Begin Available data

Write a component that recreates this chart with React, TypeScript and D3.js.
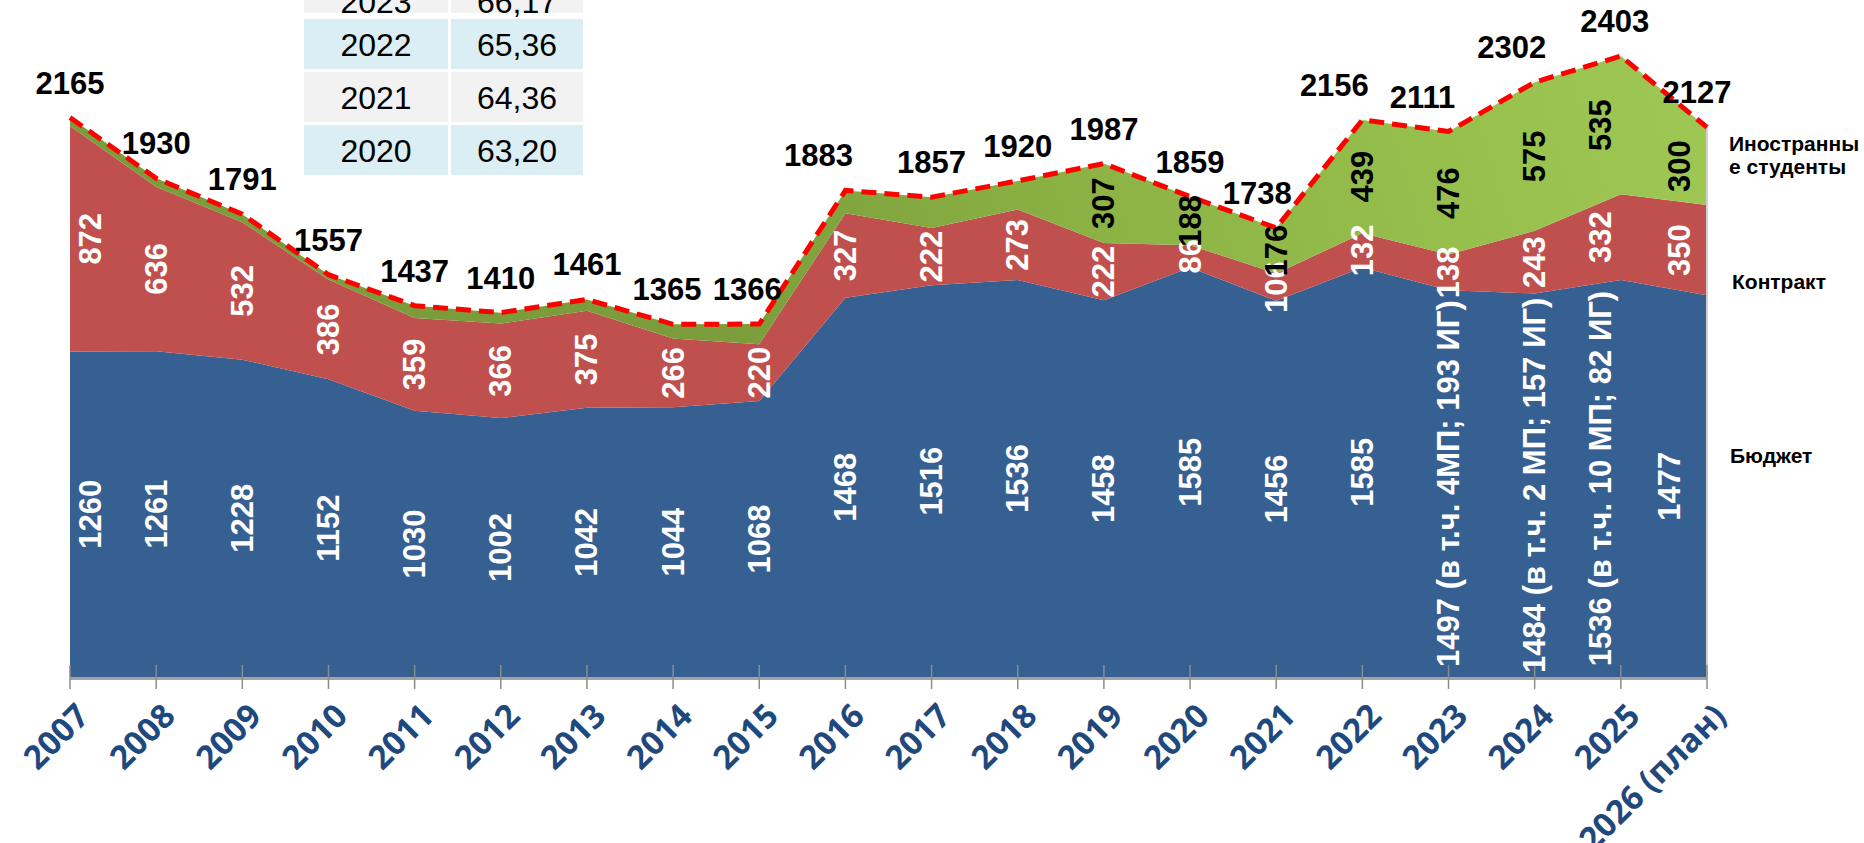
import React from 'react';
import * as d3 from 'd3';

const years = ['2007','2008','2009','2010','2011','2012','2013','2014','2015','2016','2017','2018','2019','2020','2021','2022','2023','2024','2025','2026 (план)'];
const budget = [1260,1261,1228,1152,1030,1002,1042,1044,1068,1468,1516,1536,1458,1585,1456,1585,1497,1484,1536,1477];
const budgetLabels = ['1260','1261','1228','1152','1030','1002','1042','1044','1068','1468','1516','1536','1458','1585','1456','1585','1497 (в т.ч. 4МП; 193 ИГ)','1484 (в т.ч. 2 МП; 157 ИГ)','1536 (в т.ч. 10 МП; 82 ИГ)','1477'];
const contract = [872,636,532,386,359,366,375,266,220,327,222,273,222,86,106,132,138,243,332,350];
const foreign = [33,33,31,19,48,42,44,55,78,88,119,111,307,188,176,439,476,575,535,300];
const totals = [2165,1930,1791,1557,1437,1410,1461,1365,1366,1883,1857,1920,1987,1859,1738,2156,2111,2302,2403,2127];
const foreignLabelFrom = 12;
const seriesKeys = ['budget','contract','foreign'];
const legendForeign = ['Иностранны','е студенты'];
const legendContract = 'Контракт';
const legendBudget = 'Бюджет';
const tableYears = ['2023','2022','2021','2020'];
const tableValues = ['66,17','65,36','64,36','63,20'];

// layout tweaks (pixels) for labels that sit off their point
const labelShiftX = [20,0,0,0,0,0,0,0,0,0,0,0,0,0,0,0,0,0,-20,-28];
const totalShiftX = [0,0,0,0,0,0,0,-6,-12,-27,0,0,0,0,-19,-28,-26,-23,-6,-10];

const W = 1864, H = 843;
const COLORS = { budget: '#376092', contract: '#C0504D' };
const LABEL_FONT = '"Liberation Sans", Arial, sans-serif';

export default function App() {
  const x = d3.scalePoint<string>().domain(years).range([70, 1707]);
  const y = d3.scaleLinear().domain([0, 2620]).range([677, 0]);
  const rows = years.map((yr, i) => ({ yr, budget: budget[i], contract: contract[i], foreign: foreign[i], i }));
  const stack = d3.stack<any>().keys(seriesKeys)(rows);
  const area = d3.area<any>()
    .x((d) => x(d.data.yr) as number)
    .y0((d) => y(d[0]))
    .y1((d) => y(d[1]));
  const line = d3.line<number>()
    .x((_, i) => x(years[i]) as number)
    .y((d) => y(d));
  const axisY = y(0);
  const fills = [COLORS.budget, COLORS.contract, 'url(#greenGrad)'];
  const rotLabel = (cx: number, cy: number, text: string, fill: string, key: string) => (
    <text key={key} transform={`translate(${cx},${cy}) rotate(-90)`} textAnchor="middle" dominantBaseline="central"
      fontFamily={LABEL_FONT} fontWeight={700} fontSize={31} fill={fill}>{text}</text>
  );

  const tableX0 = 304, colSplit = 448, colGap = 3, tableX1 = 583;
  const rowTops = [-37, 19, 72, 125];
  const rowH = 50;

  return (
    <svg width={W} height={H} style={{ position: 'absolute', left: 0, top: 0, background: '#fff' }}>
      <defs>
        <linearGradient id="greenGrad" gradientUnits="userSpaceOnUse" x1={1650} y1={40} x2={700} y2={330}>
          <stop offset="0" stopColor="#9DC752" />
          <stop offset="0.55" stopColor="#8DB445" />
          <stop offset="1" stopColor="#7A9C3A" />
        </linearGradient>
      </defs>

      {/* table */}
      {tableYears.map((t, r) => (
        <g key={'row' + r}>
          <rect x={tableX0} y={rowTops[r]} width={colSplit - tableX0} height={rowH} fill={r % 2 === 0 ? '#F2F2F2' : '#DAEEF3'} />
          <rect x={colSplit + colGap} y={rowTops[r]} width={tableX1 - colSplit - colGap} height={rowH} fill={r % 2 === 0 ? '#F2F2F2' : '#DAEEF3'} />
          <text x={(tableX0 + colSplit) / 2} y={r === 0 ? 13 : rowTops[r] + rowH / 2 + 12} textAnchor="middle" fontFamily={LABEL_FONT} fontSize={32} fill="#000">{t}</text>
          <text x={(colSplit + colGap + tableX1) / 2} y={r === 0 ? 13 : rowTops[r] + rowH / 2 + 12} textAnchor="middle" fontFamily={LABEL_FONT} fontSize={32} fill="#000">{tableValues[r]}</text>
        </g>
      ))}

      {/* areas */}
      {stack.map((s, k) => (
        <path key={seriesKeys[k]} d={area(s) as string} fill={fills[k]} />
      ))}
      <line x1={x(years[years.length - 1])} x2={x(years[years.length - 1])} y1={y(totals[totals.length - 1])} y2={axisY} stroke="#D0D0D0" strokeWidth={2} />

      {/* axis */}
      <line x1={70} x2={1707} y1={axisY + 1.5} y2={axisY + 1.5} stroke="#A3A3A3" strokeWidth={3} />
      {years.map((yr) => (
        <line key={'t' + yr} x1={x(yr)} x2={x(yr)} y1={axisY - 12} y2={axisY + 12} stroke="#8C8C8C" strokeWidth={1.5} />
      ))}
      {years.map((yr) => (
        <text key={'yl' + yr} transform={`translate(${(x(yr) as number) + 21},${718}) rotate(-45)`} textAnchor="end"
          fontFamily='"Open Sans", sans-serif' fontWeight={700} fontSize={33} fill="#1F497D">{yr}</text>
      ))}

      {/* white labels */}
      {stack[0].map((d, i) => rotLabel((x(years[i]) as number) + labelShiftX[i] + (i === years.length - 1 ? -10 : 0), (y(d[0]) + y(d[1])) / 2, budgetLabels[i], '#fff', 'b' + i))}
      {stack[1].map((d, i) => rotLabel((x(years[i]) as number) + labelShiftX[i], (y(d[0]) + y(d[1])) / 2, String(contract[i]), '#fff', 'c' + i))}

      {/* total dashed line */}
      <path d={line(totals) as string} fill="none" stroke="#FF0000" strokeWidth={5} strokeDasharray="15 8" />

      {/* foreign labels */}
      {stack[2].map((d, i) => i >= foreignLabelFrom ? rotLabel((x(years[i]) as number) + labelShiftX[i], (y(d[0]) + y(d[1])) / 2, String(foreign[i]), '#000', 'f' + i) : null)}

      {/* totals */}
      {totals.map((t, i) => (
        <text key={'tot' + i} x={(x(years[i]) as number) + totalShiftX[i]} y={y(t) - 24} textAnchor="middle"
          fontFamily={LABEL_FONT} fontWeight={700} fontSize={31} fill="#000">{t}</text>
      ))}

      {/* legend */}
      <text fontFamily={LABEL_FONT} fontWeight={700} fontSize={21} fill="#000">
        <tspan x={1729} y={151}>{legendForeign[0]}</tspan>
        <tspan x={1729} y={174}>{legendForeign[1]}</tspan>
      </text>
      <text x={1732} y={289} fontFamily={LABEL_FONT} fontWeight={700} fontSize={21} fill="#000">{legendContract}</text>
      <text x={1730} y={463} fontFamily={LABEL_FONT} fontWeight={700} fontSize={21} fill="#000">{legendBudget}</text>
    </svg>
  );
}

End Available data

__Set task__:
Write out each line again precisely as it appears, skipping every picture.

__Solution for this problem__:
Write a component that recreates this chart with React, TypeScript and D3.js.
import React from 'react';
import * as d3 from 'd3';

const years = ['2007','2008','2009','2010','2011','2012','2013','2014','2015','2016','2017','2018','2019','2020','2021','2022','2023','2024','2025','2026 (план)'];
const budget = [1260,1261,1228,1152,1030,1002,1042,1044,1068,1468,1516,1536,1458,1585,1456,1585,1497,1484,1536,1477];
const budgetLabels = ['1260','1261','1228','1152','1030','1002','1042','1044','1068','1468','1516','1536','1458','1585','1456','1585','1497 (в т.ч. 4МП; 193 ИГ)','1484 (в т.ч. 2 МП; 157 ИГ)','1536 (в т.ч. 10 МП; 82 ИГ)','1477'];
const contract = [872,636,532,386,359,366,375,266,220,327,222,273,222,86,106,132,138,243,332,350];
const foreign = [33,33,31,19,48,42,44,55,78,88,119,111,307,188,176,439,476,575,535,300];
const totals = [2165,1930,1791,1557,1437,1410,1461,1365,1366,1883,1857,1920,1987,1859,1738,2156,2111,2302,2403,2127];
const foreignLabelFrom = 12;
const seriesKeys = ['budget','contract','foreign'];
const legendForeign = ['Иностранны','е студенты'];
const legendContract = 'Контракт';
const legendBudget = 'Бюджет';
const tableYears = ['2023','2022','2021','2020'];
const tableValues = ['66,17','65,36','64,36','63,20'];

// layout tweaks (pixels) for labels that sit off their point
const labelShiftX = [20,0,0,0,0,0,0,0,0,0,0,0,0,0,0,0,0,0,-20,-28];
const totalShiftX = [0,0,0,0,0,0,0,-6,-12,-27,0,0,0,0,-19,-28,-26,-23,-6,-10];

const W = 1864, H = 843;
const COLORS = { budget: '#376092', contract: '#C0504D' };
const LABEL_FONT = '"Liberation Sans", Arial, sans-serif';

export default function App() {
  const x = d3.scalePoint<string>().domain(years).range([70, 1707]);
  const y = d3.scaleLinear().domain([0, 2620]).range([677, 0]);
  const rows = years.map((yr, i) => ({ yr, budget: budget[i], contract: contract[i], foreign: foreign[i], i }));
  const stack = d3.stack<any>().keys(seriesKeys)(rows);
  const area = d3.area<any>()
    .x((d) => x(d.data.yr) as number)
    .y0((d) => y(d[0]))
    .y1((d) => y(d[1]));
  const line = d3.line<number>()
    .x((_, i) => x(years[i]) as number)
    .y((d) => y(d));
  const axisY = y(0);
  const fills = [COLORS.budget, COLORS.contract, 'url(#greenGrad)'];
  const rotLabel = (cx: number, cy: number, text: string, fill: string, key: string) => (
    <text key={key} transform={`translate(${cx},${cy}) rotate(-90)`} textAnchor="middle" dominantBaseline="central"
      fontFamily={LABEL_FONT} fontWeight={700} fontSize={31} fill={fill}>{text}</text>
  );

  const tableX0 = 304, colSplit = 448, colGap = 3, tableX1 = 583;
  const rowTops = [-37, 19, 72, 125];
  const rowH = 50;

  return (
    <svg width={W} height={H} style={{ position: 'absolute', left: 0, top: 0, background: '#fff' }}>
      <defs>
        <linearGradient id="greenGrad" gradientUnits="userSpaceOnUse" x1={1650} y1={40} x2={700} y2={330}>
          <stop offset="0" stopColor="#9DC752" />
          <stop offset="0.55" stopColor="#8DB445" />
          <stop offset="1" stopColor="#7A9C3A" />
        </linearGradient>
      </defs>

      {/* table */}
      {tableYears.map((t, r) => (
        <g key={'row' + r}>
          <rect x={tableX0} y={rowTops[r]} width={colSplit - tableX0} height={rowH} fill={r % 2 === 0 ? '#F2F2F2' : '#DAEEF3'} />
          <rect x={colSplit + colGap} y={rowTops[r]} width={tableX1 - colSplit - colGap} height={rowH} fill={r % 2 === 0 ? '#F2F2F2' : '#DAEEF3'} />
          <text x={(tableX0 + colSplit) / 2} y={r === 0 ? 13 : rowTops[r] + rowH / 2 + 12} textAnchor="middle" fontFamily={LABEL_FONT} fontSize={32} fill="#000">{t}</text>
          <text x={(colSplit + colGap + tableX1) / 2} y={r === 0 ? 13 : rowTops[r] + rowH / 2 + 12} textAnchor="middle" fontFamily={LABEL_FONT} fontSize={32} fill="#000">{tableValues[r]}</text>
        </g>
      ))}

      {/* areas */}
      {stack.map((s, k) => (
        <path key={seriesKeys[k]} d={area(s) as string} fill={fills[k]} />
      ))}
      <line x1={x(years[years.length - 1])} x2={x(years[years.length - 1])} y1={y(totals[totals.length - 1])} y2={axisY} stroke="#D0D0D0" strokeWidth={2} />

      {/* axis */}
      <line x1={70} x2={1707} y1={axisY + 1.5} y2={axisY + 1.5} stroke="#A3A3A3" strokeWidth={3} />
      {years.map((yr) => (
        <line key={'t' + yr} x1={x(yr)} x2={x(yr)} y1={axisY - 12} y2={axisY + 12} stroke="#8C8C8C" strokeWidth={1.5} />
      ))}
      {years.map((yr) => (
        <text key={'yl' + yr} transform={`translate(${(x(yr) as number) + 21},${718}) rotate(-45)`} textAnchor="end"
          fontFamily='"Open Sans", sans-serif' fontWeight={700} fontSize={33} fill="#1F497D">{yr}</text>
      ))}

      {/* white labels */}
      {stack[0].map((d, i) => rotLabel((x(years[i]) as number) + labelShiftX[i] + (i === years.length - 1 ? -10 : 0), (y(d[0]) + y(d[1])) / 2, budgetLabels[i], '#fff', 'b' + i))}
      {stack[1].map((d, i) => rotLabel((x(years[i]) as number) + labelShiftX[i], (y(d[0]) + y(d[1])) / 2, String(contract[i]), '#fff', 'c' + i))}

      {/* total dashed line */}
      <path d={line(totals) as string} fill="none" stroke="#FF0000" strokeWidth={5} strokeDasharray="15 8" />

      {/* foreign labels */}
      {stack[2].map((d, i) => i >= foreignLabelFrom ? rotLabel((x(years[i]) as number) + labelShiftX[i], (y(d[0]) + y(d[1])) / 2, String(foreign[i]), '#000', 'f' + i) : null)}

      {/* totals */}
      {totals.map((t, i) => (
        <text key={'tot' + i} x={(x(years[i]) as number) + totalShiftX[i]} y={y(t) - 24} textAnchor="middle"
          fontFamily={LABEL_FONT} fontWeight={700} fontSize={31} fill="#000">{t}</text>
      ))}

      {/* legend */}
      <text fontFamily={LABEL_FONT} fontWeight={700} fontSize={21} fill="#000">
        <tspan x={1729} y={151}>{legendForeign[0]}</tspan>
        <tspan x={1729} y={174}>{legendForeign[1]}</tspan>
      </text>
      <text x={1732} y={289} fontFamily={LABEL_FONT} fontWeight={700} fontSize={21} fill="#000">{legendContract}</text>
      <text x={1730} y={463} fontFamily={LABEL_FONT} fontWeight={700} fontSize={21} fill="#000">{legendBudget}</text>
    </svg>
  );
}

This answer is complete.